● Data section
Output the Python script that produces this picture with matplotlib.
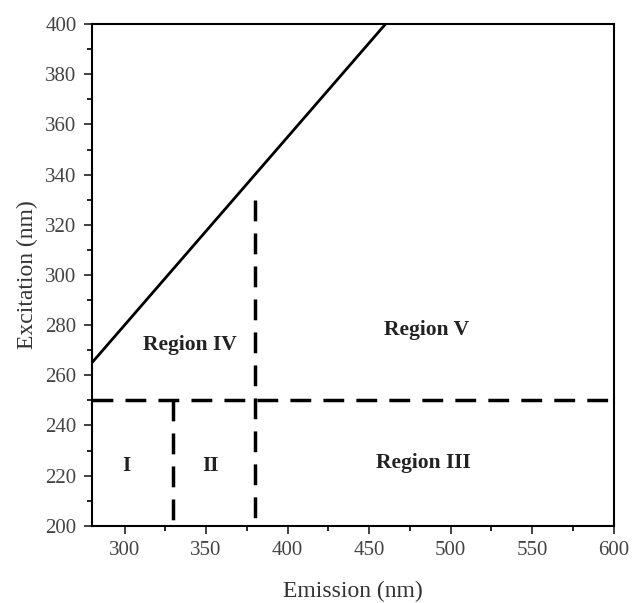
import matplotlib

matplotlib.use("Agg")
import matplotlib.pyplot as plt
from matplotlib.ticker import MultipleLocator

# diagonal boundary (Rayleigh-like line)
line_x = [280, 460]
line_y = [265, 400]

# dashed region boundaries
h_cut = 250
h_range = [280, 600]
v_cuts = [330, 380]
v_tops = [250, 330]

# region labels: (x, y, text)
label_x = [340, 485, 483, 301, 353]
label_y = [272, 278, 225, 224, 224]
label_txt = ["Region IV", "Region V", "Region III", "I", "II"]

plt.rcParams["font.family"] = ["Liberation Serif", "DejaVu Serif"]

fig = plt.figure(figsize=(6.34, 6.03), dpi=100)
ax = fig.add_axes([0.145, 0.128, 0.823, 0.832])

ax.plot(line_x, line_y, color="black", lw=2.0, solid_capstyle="butt")
ax.plot(h_range, [h_cut, h_cut], color="black", lw=2.5, dashes=(6, 3.5))
for xc, top in zip(v_cuts, v_tops):
    # draw from top down so the dash pattern starts at the top end
    ax.plot([xc, xc], [top, 200], color="black", lw=2.5, dashes=(6, 3.5))

for x, y, t in zip(label_x, label_y, label_txt):
    ax.text(x, y, t, ha="center", va="center", fontsize=15.5, fontweight="bold", color="#222222")

ax.set_xlim(280, 600)
ax.set_ylim(200, 400)
ax.xaxis.set_major_locator(MultipleLocator(50))
ax.xaxis.set_minor_locator(MultipleLocator(25))
ax.yaxis.set_major_locator(MultipleLocator(20))
ax.yaxis.set_minor_locator(MultipleLocator(10))
ax.tick_params(which="major", direction="out", length=6, width=1.3, labelsize=15,
               colors="#333333", labelcolor="#444444", pad=5)
ax.tick_params(which="minor", direction="out", length=3.5, width=1.2)
for s in ax.spines.values():
    s.set_linewidth(1.5)

ax.set_xlabel("Emission (nm)", fontsize=17, color="#333333", labelpad=15)
ax.set_ylabel("Excitation (nm)", fontsize=17, color="#333333", labelpad=5)

fig.savefig("out.png", dpi=100, facecolor="white")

● Your task
Please take the lines from the beginning of the data above through the line holding "from matplotlib.ticker import MultipleLocator" and transcribe them exactly, without any pictures.

● Solution to this exercise
Output the Python script that produces this picture with matplotlib.
import matplotlib

matplotlib.use("Agg")
import matplotlib.pyplot as plt
from matplotlib.ticker import MultipleLocator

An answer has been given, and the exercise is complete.